### INPUT MATERIAL

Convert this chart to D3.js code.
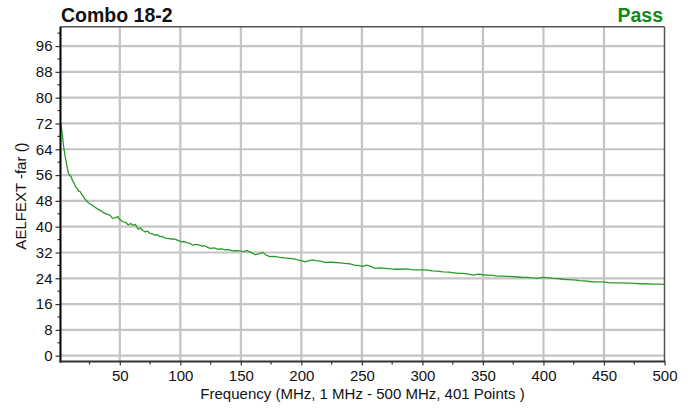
<!DOCTYPE html>
<html>
<head>
<meta charset="utf-8">
<script src="https://cdn.jsdelivr.net/npm/d3@7"></script>
<style>
  html, body { margin: 0; padding: 0; background: #fff; }
  svg { display: block; font-family: Arial, "Liberation Sans", Helvetica, sans-serif; }
</style>
</head>
<body>
<svg id="chart" width="695" height="409"></svg>
<script>
const title = "Combo 18-2";
const status = "Pass";
const xLabel = "Frequency (MHz, 1 MHz - 500 MHz, 401 Points )";
const yLabel = "AELFEXT -far ()";

const xTicks = [50, 100, 150, 200, 250, 300, 350, 400, 450, 500];
const yTicks = [0, 8, 16, 24, 32, 40, 48, 56, 64, 72, 80, 88, 96];

const freq = [1,2.25,3.5,4.75,6,7.25,8.5,9.75,11,12.25,13.5,14.75,16,17.25,18.5,19.75,21,22.25,23.5,25,
27,29,31,33,35,37.5,40,42,44,46,48.5,50,52.5,55,57,59,61,63,65,67,69,71,73,75,77,79,81,83,85,87,89,91,93,95,97,99,
101,103,106,108,110,113,116,118,120,123,125,128,131,134,137,140,143,146,149,152,155,158,162,165,168,171,174,178,
182,186,190,194,197,200,203,206,209,212,216,220,224,228,232,236,240,244,248,251,254,258,261,265,270,274,278,283,
287,291,295,300,304,308,312,317,322,326,330,334,338,342,346,350,354,358,362,366,370,375,379,383,387,391,395,399,
403,408,412,416,420,425,430,434,438,443,447,451,455,460,465,470,475,480,485,490,495,500];

const aelfext = [72.0,69.5,65.0,62.0,59.5,57.0,55.8,55.6,54.2,53.5,52.3,51.8,51.0,50.9,50.0,49.6,48.6,48.2,47.6,47.2,
46.7,46.2,45.6,45.2,44.8,44.1,43.8,43.5,42.6,42.7,43.1,42.2,41.5,41.3,40.5,41.0,40.4,40.7,39.2,39.6,38.8,38.4,38.6,37.9,37.8,37.4,37.5,36.9,37.0,36.5,36.4,36.3,36.1,36.2,35.9,35.6,
35.3,35.4,35.0,34.8,34.3,34.5,34.3,34.0,34.1,33.5,33.3,33.4,33.0,33.1,32.8,32.9,32.5,32.6,32.5,32.3,32.6,32.1,31.3,31.6,32.0,31.2,30.7,30.8,
30.5,30.3,30.2,30.0,29.7,29.5,29.1,29.4,29.7,29.5,29.3,28.9,29.0,28.9,28.8,28.6,28.5,28.1,27.9,27.7,28.1,27.6,27.1,27.2,27.1,26.9,26.8,26.8,
26.9,26.7,26.6,26.6,26.5,26.3,26.2,26.0,25.9,25.7,25.5,25.5,25.3,25.0,25.3,25.1,25.0,24.9,24.7,24.7,24.6,24.5,24.4,24.3,24.3,24.1,24.0,24.3,
24.2,24.0,23.9,23.7,23.6,23.5,23.3,23.2,23.0,22.9,22.9,22.8,22.6,22.6,22.6,22.5,22.4,22.3,22.3,22.2,22.2,22.1];

const svg = d3.select("#chart");
const L = 60.5, R = 664.5, T = 26.7, B = 361.5;

const x = d3.scaleLinear().domain([1, 500]).range([L, R]);
const y = d3.scaleLinear().domain([-2, 102]).range([362.15, T]);

// background
svg.append("rect").attr("x", L).attr("y", T).attr("width", R - L).attr("height", B - T).attr("fill", "#fff");

// grid
const grid = svg.append("g");
grid.selectAll("line.h").data(yTicks).join("line")
  .attr("x1", L).attr("x2", R).attr("y1", d => y(d)).attr("y2", d => y(d))
  .attr("stroke", "#c4c4c4").attr("stroke-width", 2.2);
grid.selectAll("line.v").data(xTicks.filter(d => d < 500)).join("line")
  .attr("y1", T).attr("y2", B).attr("x1", d => x(d)).attr("x2", d => x(d))
  .attr("stroke", "#c4c4c4").attr("stroke-width", 2.2);

// top and right border
svg.append("line").attr("x1", L).attr("x2", R).attr("y1", T).attr("y2", T).attr("stroke", "#555").attr("stroke-width", 1.5);
svg.append("line").attr("x1", R).attr("x2", R).attr("y1", T).attr("y2", B).attr("stroke", "#555").attr("stroke-width", 1.5);

// data line
const line = d3.line().x((d, i) => x(freq[i])).y(d => y(d));
svg.append("path").datum(aelfext)
  .attr("d", line).attr("fill", "none")
  .attr("stroke", "#2a9a2a").attr("stroke-width", 1.3).attr("stroke-linejoin", "round");

// y axis
const yMinor = d3.range(0, 102, 4).filter(v => yTicks.indexOf(v) < 0);
const yAxis = d3.axisLeft(y).tickValues(yTicks).tickSize(5).tickPadding(3).tickFormat(d3.format("d"));
const gy = svg.append("g").attr("transform", `translate(${L},0)`).call(yAxis);
gy.select(".domain").remove();
gy.selectAll(".tick line").attr("stroke", "#333").attr("stroke-width", 1.2);
gy.selectAll(".tick text").attr("font-size", 15).attr("fill", "#111").attr("font-family", "Arial, 'Liberation Sans', sans-serif");
svg.append("g").selectAll("line").data(yMinor).join("line")
  .attr("x1", L - 3).attr("x2", L).attr("y1", d => y(d)).attr("y2", d => y(d))
  .attr("stroke", "#333").attr("stroke-width", 1.2);
svg.append("line").attr("x1", L).attr("x2", L).attr("y1", T).attr("y2", B + 1)
  .attr("stroke", "#000").attr("stroke-width", 2);

// x axis
const xMinor = d3.range(25, 500, 50);
const xAxis = d3.axisBottom(x).tickValues(xTicks).tickSize(4).tickPadding(5).tickFormat(d3.format("d"));
const gx = svg.append("g").attr("transform", `translate(0,${B})`).call(xAxis);
gx.select(".domain").remove();
gx.selectAll(".tick line").attr("stroke", "#333").attr("stroke-width", 1.2);
gx.selectAll(".tick text").attr("font-size", 15).attr("fill", "#111").attr("font-family", "Arial, 'Liberation Sans', sans-serif");
svg.append("g").selectAll("line").data(xMinor).join("line")
  .attr("x1", d => x(d)).attr("x2", d => x(d)).attr("y1", B).attr("y2", B + 3)
  .attr("stroke", "#333").attr("stroke-width", 1.2);
svg.append("line").attr("x1", L - 1).attr("x2", R + 0.75).attr("y1", B).attr("y2", B)
  .attr("stroke", "#333").attr("stroke-width", 2.2);

// titles
svg.append("text").attr("x", 61).attr("y", 22).attr("font-size", 19.5).attr("font-weight", "bold")
  .attr("fill", "#111").text(title);
svg.append("text").attr("x", 663).attr("y", 22).attr("font-size", 19.5).attr("font-weight", "bold")
  .attr("text-anchor", "end").attr("fill", "#0f8a1a").text(status);
svg.append("text").attr("x", (L + R) / 2).attr("y", 399).attr("font-size", 15)
  .attr("text-anchor", "middle").attr("fill", "#111").text(xLabel);
svg.append("text").attr("transform", "translate(26,196) rotate(-90)").attr("font-size", 15)
  .attr("text-anchor", "middle").attr("fill", "#111").text(yLabel);
</script>
</body>
</html>
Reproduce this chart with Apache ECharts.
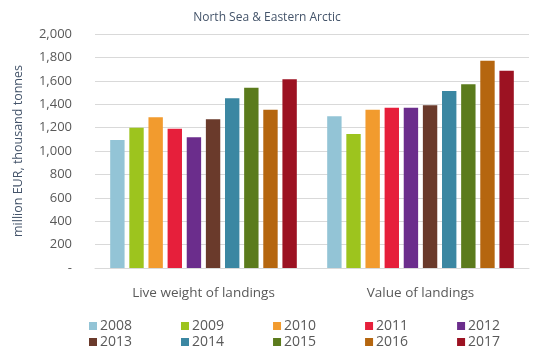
<!DOCTYPE html>
<html><head><meta charset="utf-8">
<script src="https://cdn.jsdelivr.net/npm/echarts@6/dist/echarts.min.js"></script>
<style>html,body{margin:0;padding:0;background:#fff}#c{width:534px;height:358px}</style>
</head><body><div id="c"></div>
<script>
const categories = ['Live weight of landings', 'Value of landings'];
const years = ['2008','2009','2010','2011','2012','2013','2014','2015','2016','2017'];
const v2008 = [1095, 1296];
const v2009 = [1199, 1145];
const v2010 = [1288, 1353];
const v2011 = [1190, 1370];
const v2012 = [1117, 1370];
const v2013 = [1271, 1390];
const v2014 = [1450, 1513];
const v2015 = [1540, 1570];
const v2016 = [1352, 1772];
const v2017 = [1613, 1686];
const values = [v2008, v2009, v2010, v2011, v2012, v2013, v2014, v2015, v2016, v2017];
const colors = ['#93c4d6','#9dc41e','#f29b2e','#e61f3b','#6b2d8c','#6a3a2b','#3b87a2','#5b7b1c','#b5660f','#9c1222'];

const FONT = 'Open Sans';
const chart = echarts.init(document.getElementById('c'));
const legendCommon = {
  left: 89, itemWidth: 8, itemHeight: 8, itemGap: 49, icon: 'rect', padding: 0,
  textStyle: {fontFamily: FONT, fontSize: 14, color: '#595959', padding: [0,0,0,-2]}
};
chart.setOption({
  animation: false,
  color: colors,
  title: {text: 'North Sea & Eastern Arctic', left: 'center', top: 7,
    textStyle: {fontFamily: FONT, fontSize: 12, fontWeight: 'normal', color: '#44546a'}},
  grid: {left: 95, right: 5, top: 34, bottom: 90},
  legend: [
    Object.assign({}, legendCommon, {top: 319, data: years.slice(0,5)}),
    Object.assign({}, legendCommon, {top: 335, data: years.slice(5)})
  ],
  xAxis: {type: 'category', data: categories,
    axisLine: {show: true, lineStyle: {color: '#d9d9d9'}}, axisTick: {show: false},
    axisLabel: {fontFamily: FONT, fontSize: 13.5, color: '#595959', margin: 18}},
  yAxis: {type: 'value', min: 0, max: 2000, interval: 200,
    name: 'million EUR, thousand tonnes', nameLocation: 'middle', nameGap: 70,
    nameTextStyle: {fontFamily: FONT, fontSize: 12.5, color: '#44546a'},
    axisLine: {show: false}, axisTick: {show: false},
    splitLine: {lineStyle: {color: '#d9d9d9'}},
    axisLabel: {fontFamily: FONT, fontSize: 13, color: '#595959', margin: 23,
      formatter: v => v === 0 ? '-' : v.toLocaleString('en-US')}},
  series: years.map((y, i) => ({
    name: y, type: 'bar', data: values[i], barGap: '33%', barCategoryGap: '14%'
  }))
});
</script></body></html>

### EXERCISE OBJECTIVE
Begin at the first line of the entries above and return each line exactly, stopping after the line that contains "80, 88, 96];". Pictures do not belong in the copy.

### RESULT OF THE TASK
Convert this chart to D3.js code.
<!DOCTYPE html>
<html>
<head>
<meta charset="utf-8">
<script src="https://cdn.jsdelivr.net/npm/d3@7"></script>
<style>
  html, body { margin: 0; padding: 0; background: #fff; }
  svg { display: block; font-family: Arial, "Liberation Sans", Helvetica, sans-serif; }
</style>
</head>
<body>
<svg id="chart" width="695" height="409"></svg>
<script>
const title = "Combo 18-2";
const status = "Pass";
const xLabel = "Frequency (MHz, 1 MHz - 500 MHz, 401 Points )";
const yLabel = "AELFEXT -far ()";

const xTicks = [50, 100, 150, 200, 250, 300, 350, 400, 450, 500];
const yTicks = [0, 8, 16, 24, 32, 40, 48, 56, 64, 72, 80, 88, 96];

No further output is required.